------ GIVEN MATERIAL

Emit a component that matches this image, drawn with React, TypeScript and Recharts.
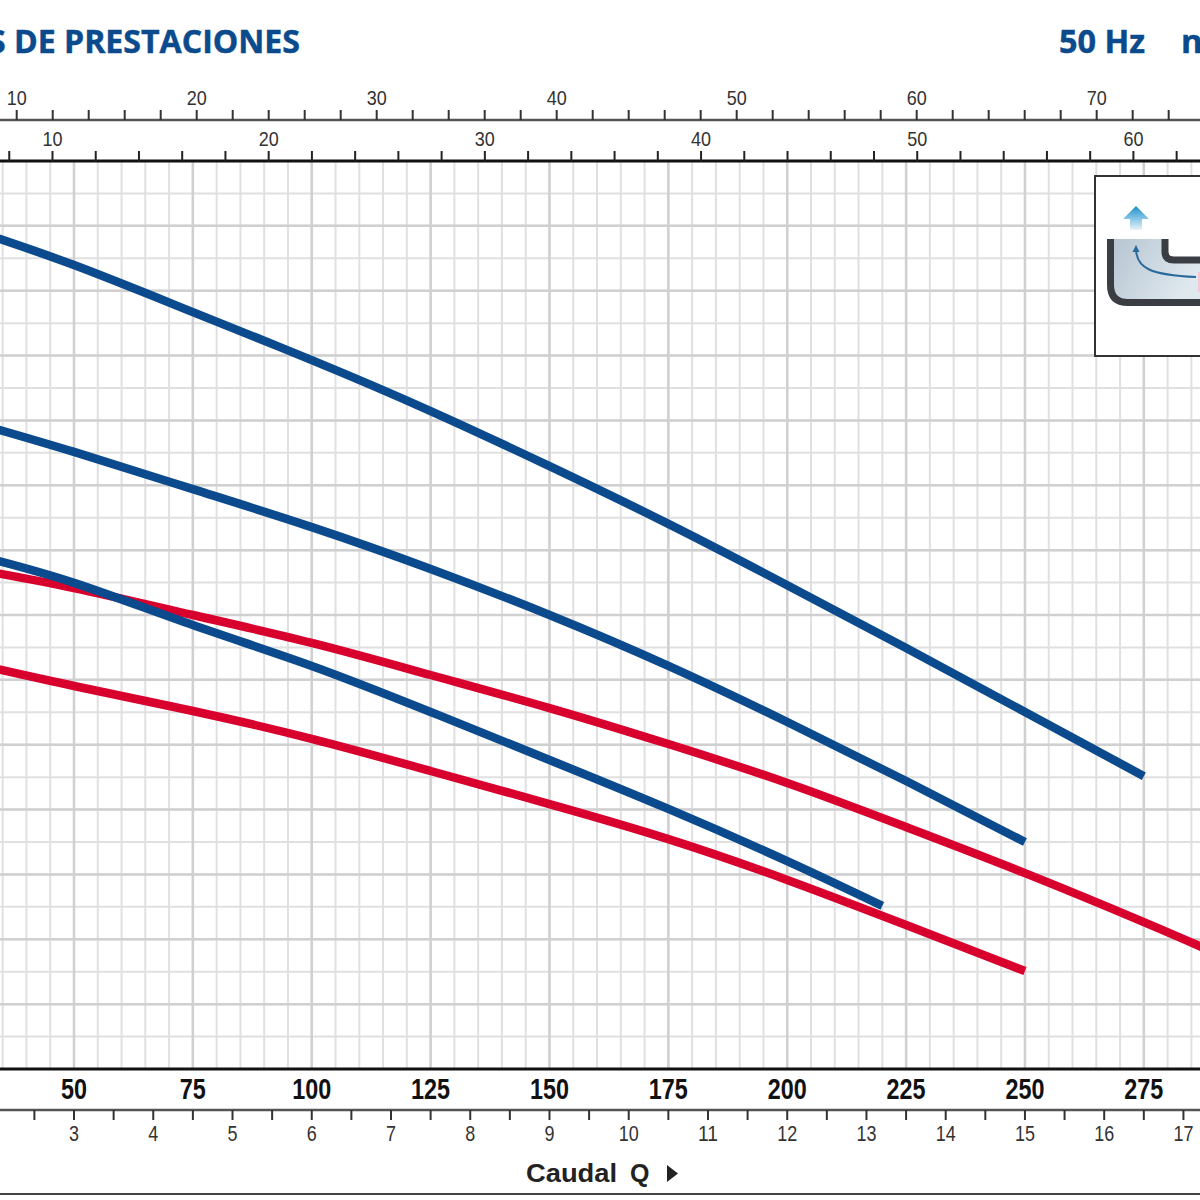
import { CartesianGrid, Line, LineChart, XAxis, YAxis } from 'recharts';

// Caudal Q in l/min, altura in grid units
const flow = [30, 50, 75, 100, 125, 150, 175, 200, 220, 225, 250, 275, 290];
const blueTop = [25.81, 24.79, 23.34, 21.86, 20.29, 18.59, 16.81, 14.92, null, 12.98, 11.01, 9.03, null];
const blueMid = [19.89, 19.03, 17.88, 16.71, 15.42, 14.0, 12.43, 10.7, null, 8.88, 7.0, null, null];
const blueLow = [15.82, 14.99, 13.69, 12.43, 11.01, 9.53, 8.02, 6.41, 5.03, null, null, null, null];
const redTop = [15.39, 14.83, 14.0, 13.14, 12.15, 11.13, 10.02, 8.82, null, 7.46, 6.04, 4.53, 3.58];
const redLow = [12.46, 11.81, 11.04, 10.18, 9.19, 8.17, 7.09, 5.83, null, 4.44, 3.02, null, null];

const rows = flow.map((q, i) => ({
  q,
  blueTop: blueTop[i],
  blueMid: blueMid[i],
  blueLow: blueLow[i],
  redTop: redTop[i],
  redLow: redLow[i],
}));

const topLabelsOuter = [10, 20, 30, 40, 50, 60, 70];
const topLabelsInner = [10, 20, 30, 40, 50, 60];
const flowLabels = [50, 75, 100, 125, 150, 175, 200, 225, 250, 275];
const cubicLabels = [3, 4, 5, 6, 7, 8, 9, 10, 11, 12, 13, 14, 15, 16, 17];

const range = (from: number, to: number, step: number) => {
  const out: number[] = [];
  for (let v = from; v <= to + 1e-9; v += step) out.push(v);
  return out;
};

const FLOW_DOMAIN = [34.44, 286.81];
const CUBIC_DOMAIN = [2.066, 17.209];
const OUTER_DOMAIN = [9.072, 75.74];
const INNER_DOMAIN = [7.572, 63.08];

const minorV = range(35, 285, 5);
const majorV = range(50, 275, 25);
const minorH = range(1, 27, 1);
const majorH = range(2, 26, 2);

const BLUE = '#0b4a8c';
const RED = '#d8002c';
const SANS = '"Liberation Sans", Arial, sans-serif';

// no condensed font is installed, so the tick labels get squeezed to the reference width
function SqueezedTick(props: any) {
  const { x, y, payload, labels, size, digit, weight, fill, dy } = props;
  if (!labels.includes(payload.value)) return null;
  const text = String(payload.value);
  return (
    <text
      x={x}
      y={y + dy}
      textAnchor="middle"
      fontFamily={SANS}
      fontSize={size}
      fontWeight={weight}
      fill={fill}
      textLength={digit * text.length}
      lengthAdjust="spacingAndGlyphs"
    >
      {text}
    </text>
  );
}

const seriesProps = {
  xAxisId: 'b1Flow',
  yAxisId: 'h',
  type: 'natural' as const,
  strokeWidth: 8.5,
  dot: false,
  connectNulls: true,
  strokeLinecap: 'butt' as const,
  isAnimationActive: false,
};

export default function App() {
  return (
    <div style={{ position: 'absolute', left: 0, top: 0, width: 1200, height: 1200, overflow: 'hidden', background: '#fff' }}>
      <LineChart width={1200} height={1200} data={rows} margin={{ top: 0, right: 0, bottom: 5, left: 0 }}>
        <CartesianGrid xAxisId="b1Flow" yAxisId="h" horizontalValues={minorH} verticalValues={minorV} stroke="#e0e0e0" strokeWidth={2} />
        <CartesianGrid xAxisId="b1Flow" yAxisId="h" horizontalValues={majorH} verticalValues={majorV} stroke="#d0d0d0" strokeWidth={2.5} />

        <XAxis
          xAxisId="t1Inner"
          dataKey="q"
          orientation="top"
          type="number"
          height={41}
          domain={INNER_DOMAIN}
          allowDataOverflow
          ticks={range(8, 62, 2)}
          interval={0}
          tick={<SqueezedTick labels={topLabelsInner} size={21} digit={10} weight={400} fill="#333" dy={0} />}
          tickSize={10}
          tickMargin={5}
          axisLine={{ stroke: '#111', strokeWidth: 3 }}
          tickLine={{ stroke: '#222', strokeWidth: 2 }}
        />
        <XAxis
          xAxisId="t2Outer"
          dataKey="q"
          orientation="top"
          type="number"
          height={120}
          domain={OUTER_DOMAIN}
          allowDataOverflow
          ticks={range(10, 74, 2)}
          interval={0}
          tick={<SqueezedTick labels={topLabelsOuter} size={21} digit={10} weight={400} fill="#333" dy={0} />}
          tickSize={10}
          tickMargin={5}
          axisLine={{ stroke: '#555', strokeWidth: 2.5 }}
          tickLine={{ stroke: '#333', strokeWidth: 2 }}
        />

        <XAxis
          xAxisId="b1Flow"
          type="number"
          dataKey="q"
          height={41}
          domain={FLOW_DOMAIN}
          allowDataOverflow
          ticks={flowLabels}
          interval={0}
          tick={<SqueezedTick labels={flowLabels} size={29} digit={13} weight={700} fill="#111" dy={21} />}
          tickLine={false}
          tickSize={0}
          tickMargin={9}
          axisLine={{ stroke: '#111', strokeWidth: 3 }}
        />
        <XAxis
          xAxisId="b2Cubic"
          dataKey="q"
          type="number"
          height={84}
          domain={CUBIC_DOMAIN}
          allowDataOverflow
          ticks={range(2.5, 17, 0.5)}
          interval={0}
          tick={<SqueezedTick labels={cubicLabels} size={22} digit={10} weight={400} fill="#333" dy={16} />}
          tickSize={10}
          tickMargin={5}
          axisLine={{ stroke: '#555', strokeWidth: 2.5 }}
          tickLine={{ stroke: '#333', strokeWidth: 2 }}
        />
        <XAxis
          xAxisId="b3Base"
          dataKey="q"
          type="number"
          height={1}
          domain={FLOW_DOMAIN}
          allowDataOverflow
          tick={false}
          tickLine={false}
          axisLine={{ stroke: '#444', strokeWidth: 2 }}
        />

        <YAxis yAxisId="h" hide type="number" domain={[0, 28]} allowDataOverflow />

        <Line {...seriesProps} dataKey="blueTop" stroke={BLUE} />
        <Line {...seriesProps} dataKey="blueMid" stroke={BLUE} />
        <Line {...seriesProps} dataKey="redTop" stroke={RED} />
        <Line {...seriesProps} dataKey="redLow" stroke={RED} />
        <Line {...seriesProps} dataKey="blueLow" stroke={BLUE} />
      </LineChart>

      {/* header, axis title and the pump section inset sit on top of the chart */}
      <svg width={1200} height={1200} style={{ position: 'absolute', left: 0, top: 0, pointerEvents: 'none' }}>
        <defs>
          <linearGradient id="arrowFill" x1="0" y1="0" x2="0" y2="1">
            <stop offset="0" stopColor="#1a8fcb" />
            <stop offset="1" stopColor="#e8f4fa" />
          </linearGradient>
          <linearGradient id="waterFill" x1="0" y1="0" x2="1" y2="0.4">
            <stop offset="0" stopColor="#b5c4d0" />
            <stop offset="1" stopColor="#dfe8ef" />
          </linearGradient>
        </defs>

        <g fontFamily='"Open Sans", sans-serif' fontWeight={700} fontSize={33} fill={BLUE} stroke={BLUE} strokeWidth={0.5}>
          <text x={-12} y={53} textLength={312} lengthAdjust="spacingAndGlyphs">S DE PRESTACIONES</text>
          <text x={1059} y={53} textLength={86} lengthAdjust="spacingAndGlyphs">50 Hz</text>
          <text x={1181} y={53}>n</text>
        </g>

        <text x={526} y={1182} fontFamily={SANS} fontWeight={700} fontSize={25} fill="#222" textLength={91} lengthAdjust="spacingAndGlyphs">Caudal</text>
        <text x={630} y={1182} fontFamily={SANS} fontWeight={700} fontSize={25} fill="#222">Q</text>
        <path d="M667 1165 L678 1173.5 L667 1182 Z" fill="#222" />

        <rect x={1095} y={176} width={120} height={180} fill="#fff" stroke="#333" strokeWidth={2} />
        <path d="M1136 206 L1149 219 L1142 219 L1142 230 L1130 230 L1130 219 L1123 219 Z" fill="url(#arrowFill)" />
        <path d="M1110 239 L1110 285 Q1110 302 1127 302 L1200 302 L1200 260 L1175 260 Q1165 260 1165 252 L1165 239 Z" fill="url(#waterFill)" />
        <path d="M1110.5 239 L1110.5 285 Q1110.5 302.5 1128 302.5 L1200 302.5" fill="none" stroke="#3a3d42" strokeWidth={7} />
        <path d="M1165 239 L1165 252 Q1165 260 1174 260 L1200 260" fill="none" stroke="#3a3d42" strokeWidth={7} />
        <path d="M1136 250 C1137 268 1150 275 1196 277" fill="none" stroke="#2a6a9a" strokeWidth={2} />
        <path d="M1136 245 L1139.5 252 L1132.5 252 Z" fill="#2a6a9a" />
        <rect x={1198} y={272} width={2} height={20} fill="#f5c6d6" />
      </svg>
    </div>
  );
}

------------

_EXERCISE DIRECTIONS_: Starting at the top of the listing above, please restate word for word each line up to and including the one that holds "LineChart, XAxis, YAxis", omitting every image.

_THE RESPONSE_:
Emit a component that matches this image, drawn with React, TypeScript and Recharts.
import { CartesianGrid, Line, LineChart, XAxis, YAxis } from 'recharts';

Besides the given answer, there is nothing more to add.